--- start ---

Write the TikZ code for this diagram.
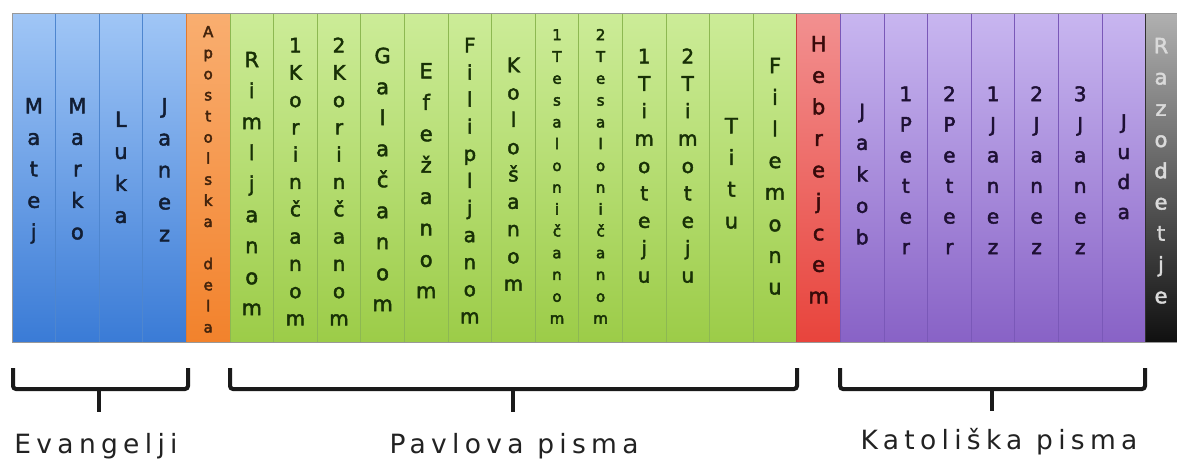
\documentclass[tikz,border=0pt]{standalone}
\usepackage{fontspec}
\setmainfont{DejaVu Sans}
\newfontfamily\colfont{DejaVu Sans}
\newfontfamily\labfont[LetterSpace=20]{DejaVu Sans}

\definecolor{bluetop}{HTML}{A0C6F6}
\definecolor{bluebot}{HTML}{3A7BD6}
\definecolor{bluediv}{HTML}{4E86CF}
\definecolor{bluetxt}{HTML}{121E34}
\definecolor{orgtop}{HTML}{F9AE70}
\definecolor{orgbot}{HTML}{F2822C}
\definecolor{orgdiv}{HTML}{E07A30}
\definecolor{orgtxt}{HTML}{44240C}
\definecolor{grntop}{HTML}{CCEC98}
\definecolor{grnbot}{HTML}{9CCC48}
\definecolor{grndiv}{HTML}{8DB852}
\definecolor{grntxt}{HTML}{183006}
\definecolor{redtop}{HTML}{F29090}
\definecolor{redbot}{HTML}{E8443C}
\definecolor{reddiv}{HTML}{C84040}
\definecolor{redtxt}{HTML}{380A0A}
\definecolor{purtop}{HTML}{C8B6F0}
\definecolor{purbot}{HTML}{8862C6}
\definecolor{purdiv}{HTML}{7A58B8}
\definecolor{purtxt}{HTML}{1E1034}
\definecolor{blktop}{HTML}{B0B0B0}
\definecolor{blkbot}{HTML}{101010}
\definecolor{blkdiv}{HTML}{303030}
\definecolor{blktxt}{HTML}{DADADA}
\definecolor{bracecol}{HTML}{1A1A1A}
\definecolor{labtxt}{HTML}{222222}

\newdimen\stkS
\newcommand\vstack[2]{\stkS=#1pt\relax\special{pdf:literal 2 Tr 0.45 w}\vbox{\offinterlineskip\foreach \ch in {#2}{\hbox to 0pt{\hss\vrule width 0pt height 0.7\stkS depth 0.3\stkS\relax\ch\hss}}}\special{pdf:literal 0 Tr}}

\tikzset{
  colbox/.style={rectangle, inner sep=0pt, minimum width=43.6pt, minimum height=329pt, line width=0.8pt},
  coltxt/.style={inner sep=0pt},
  bracepath/.style={draw=bracecol, line width=4pt, rounded corners=3pt},
  lab/.style={inner sep=0pt, anchor=base, text=labtxt, font=\labfont\fontsize{26.5}{26.5}\selectfont}
}

% name, index, top colour, bottom colour, divider colour
\newcommand\colbox[5]{\node[colbox, top color=#3, bottom color=#4, draw=#5] (#1) at ({12+(#2+0.5)*43.6}, 177.5) {};}
% name, x, mid y, spacing, font size, colour, letters
\newcommand\coltext[7]{\node[coltxt, text=#6, draw=none, font=\colfont\fontsize{#5}{#5}\selectfont] (#1) at (#2, #3) {\color{#6}\vstack{#4}{#7}};}

\begin{document}
\begin{tikzpicture}[x=1pt, y=-1pt]
\clip (0,0) rectangle (1177,459);
\fill[white] (0,0) rectangle (1177,459);

% columns
\colbox{c0}{0}{bluetop}{bluebot}{bluediv}
\colbox{c1}{1}{bluetop}{bluebot}{bluediv}
\colbox{c2}{2}{bluetop}{bluebot}{bluediv}
\colbox{c3}{3}{bluetop}{bluebot}{bluediv}
\colbox{c4}{4}{orgtop}{orgbot}{orgdiv}
\colbox{c5}{5}{grntop}{grnbot}{grndiv}
\colbox{c6}{6}{grntop}{grnbot}{grndiv}
\colbox{c7}{7}{grntop}{grnbot}{grndiv}
\colbox{c8}{8}{grntop}{grnbot}{grndiv}
\colbox{c9}{9}{grntop}{grnbot}{grndiv}
\colbox{c10}{10}{grntop}{grnbot}{grndiv}
\colbox{c11}{11}{grntop}{grnbot}{grndiv}
\colbox{c12}{12}{grntop}{grnbot}{grndiv}
\colbox{c13}{13}{grntop}{grnbot}{grndiv}
\colbox{c14}{14}{grntop}{grnbot}{grndiv}
\colbox{c15}{15}{grntop}{grnbot}{grndiv}
\colbox{c16}{16}{grntop}{grnbot}{grndiv}
\colbox{c17}{17}{grntop}{grnbot}{grndiv}
\colbox{c18}{18}{redtop}{redbot}{reddiv}
\colbox{c19}{19}{purtop}{purbot}{purdiv}
\colbox{c20}{20}{purtop}{purbot}{purdiv}
\colbox{c21}{21}{purtop}{purbot}{purdiv}
\colbox{c22}{22}{purtop}{purbot}{purdiv}
\colbox{c23}{23}{purtop}{purbot}{purdiv}
\colbox{c24}{24}{purtop}{purbot}{purdiv}
\colbox{c25}{25}{purtop}{purbot}{purdiv}
\colbox{c26}{26}{blktop}{blkbot}{blkdiv}
\draw[gray!80, line width=0.8pt] (12,13) rectangle (1200,342);

% column texts
\coltext{t0}{33.8}{170}{31.5}{21}{bluetxt}{M,a,t,e,j}
\coltext{t1}{77.4}{170}{31.5}{21}{bluetxt}{M,a,r,k,o}
\coltext{t2}{121}{168.5}{32}{21}{bluetxt}{L,u,k,a}
\coltext{t3}{164.6}{171}{32}{21}{bluetxt}{J,a,n,e,z}
\coltext{t4}{208.2}{180.5}{21.1}{15}{orgtxt}{A,p,o,s,t,o,l,s,k,a,{},d,e,l,a}
\coltext{t5}{251.8}{185}{31}{21}{grntxt}{R,i,m,l,j,a,n,o,m}
\coltext{t6}{295.4}{183.5}{27.3}{20}{grntxt}{1,K,o,r,i,n,č,a,n,o,m}
\coltext{t7}{339}{183.5}{27.3}{20}{grntxt}{2,K,o,r,i,n,č,a,n,o,m}
\coltext{t8}{382.6}{181}{31}{21}{grntxt}{G,a,l,a,č,a,n,o,m}
\coltext{t9}{426.2}{182}{31.4}{21}{grntxt}{E,f,e,ž,a,n,o,m}
\coltext{t10}{469.8}{182.5}{27.1}{20}{grntxt}{F,i,l,i,p,l,j,a,n,o,m}
\coltext{t11}{513.4}{176}{27.3}{20}{grntxt}{K,o,l,o,š,a,n,o,m}
\coltext{t12}{557}{177.5}{21.8}{15}{grntxt}{1,T,e,s,a,l,o,n,i,č,a,n,o,m}
\coltext{t13}{600.6}{177.5}{21.8}{15}{grntxt}{2,T,e,s,a,l,o,n,i,č,a,n,o,m}
\coltext{t14}{644.2}{167.5}{27.4}{20}{grntxt}{1,T,i,m,o,t,e,j,u}
\coltext{t15}{687.8}{167.5}{27.4}{20}{grntxt}{2,T,i,m,o,t,e,j,u}
\coltext{t16}{731.4}{174.5}{31.7}{21}{grntxt}{T,i,t,u}
\coltext{t17}{775}{177.5}{31.6}{21}{grntxt}{F,i,l,e,m,o,n,u}
\coltext{t18}{818.6}{171}{31.5}{21}{redtxt}{H,e,b,r,e,j,c,e,m}
\coltext{t19}{862.2}{175}{31.5}{20}{purtxt}{J,a,k,o,b}
\coltext{t20}{905.8}{171.5}{30.6}{20}{purtxt}{1,P,e,t,e,r}
\coltext{t21}{949.4}{171.5}{30.6}{20}{purtxt}{2,P,e,t,e,r}
\coltext{t22}{993}{171.5}{30.6}{20}{purtxt}{1,J,a,n,e,z}
\coltext{t23}{1036.6}{171.5}{30.6}{20}{purtxt}{2,J,a,n,e,z}
\coltext{t24}{1080.2}{171.5}{30.6}{20}{purtxt}{3,J,a,n,e,z}
\coltext{t25}{1123.8}{168}{30}{20}{purtxt}{J,u,d,a}
\coltext{t26}{1161}{172}{31.25}{21}{blktxt}{R,a,z,o,d,e,t,j,e}

% braces
\coordinate (eL) at (13,368);
\coordinate (eR) at (188,368);
\coordinate (eM) at (99,389);
\coordinate (eT) at (99,412);
\draw[bracepath] (eL) |- (eM) -| (eR);
\draw[bracepath] (eM) -- (eT);

\coordinate (pL) at (230,368);
\coordinate (pR) at (797,368);
\coordinate (pM) at (513,389);
\coordinate (pT) at (513,412);
\draw[bracepath] (pL) |- (pM) -| (pR);
\draw[bracepath] (pM) -- (pT);

\coordinate (kL) at (840,368);
\coordinate (kR) at (1145,368);
\coordinate (kM) at (992,389);
\coordinate (kT) at (992,411);
\draw[bracepath] (kL) |- (kM) -| (kR);
\draw[bracepath] (kM) -- (kT);

% labels
\node[lab] (evan) at (96,453) {Evangelji};
\node[lab] (pavl) at (514,453) {Pavlova pisma};
\node[lab] (kato) at (999,449) {Katoliška pisma};
\end{tikzpicture}
\end{document}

--- end ---

> _JOB_
Reproduce the material above exactly, first line through the line that contains "width 0pt height", minus the pictures.

> _RESPONSE_
Write the TikZ code for this diagram.
\documentclass[tikz,border=0pt]{standalone}
\usepackage{fontspec}
\setmainfont{DejaVu Sans}
\newfontfamily\colfont{DejaVu Sans}
\newfontfamily\labfont[LetterSpace=20]{DejaVu Sans}

\definecolor{bluetop}{HTML}{A0C6F6}
\definecolor{bluebot}{HTML}{3A7BD6}
\definecolor{bluediv}{HTML}{4E86CF}
\definecolor{bluetxt}{HTML}{121E34}
\definecolor{orgtop}{HTML}{F9AE70}
\definecolor{orgbot}{HTML}{F2822C}
\definecolor{orgdiv}{HTML}{E07A30}
\definecolor{orgtxt}{HTML}{44240C}
\definecolor{grntop}{HTML}{CCEC98}
\definecolor{grnbot}{HTML}{9CCC48}
\definecolor{grndiv}{HTML}{8DB852}
\definecolor{grntxt}{HTML}{183006}
\definecolor{redtop}{HTML}{F29090}
\definecolor{redbot}{HTML}{E8443C}
\definecolor{reddiv}{HTML}{C84040}
\definecolor{redtxt}{HTML}{380A0A}
\definecolor{purtop}{HTML}{C8B6F0}
\definecolor{purbot}{HTML}{8862C6}
\definecolor{purdiv}{HTML}{7A58B8}
\definecolor{purtxt}{HTML}{1E1034}
\definecolor{blktop}{HTML}{B0B0B0}
\definecolor{blkbot}{HTML}{101010}
\definecolor{blkdiv}{HTML}{303030}
\definecolor{blktxt}{HTML}{DADADA}
\definecolor{bracecol}{HTML}{1A1A1A}
\definecolor{labtxt}{HTML}{222222}

\newdimen\stkS
\newcommand\vstack[2]{\stkS=#1pt\relax\special{pdf:literal 2 Tr 0.45 w}\vbox{\offinterlineskip\foreach \ch in {#2}{\hbox to 0pt{\hss\vrule width 0pt height 0.7\stkS depth 0.3\stkS\relax\ch\hss}}}\special{pdf:literal 0 Tr}}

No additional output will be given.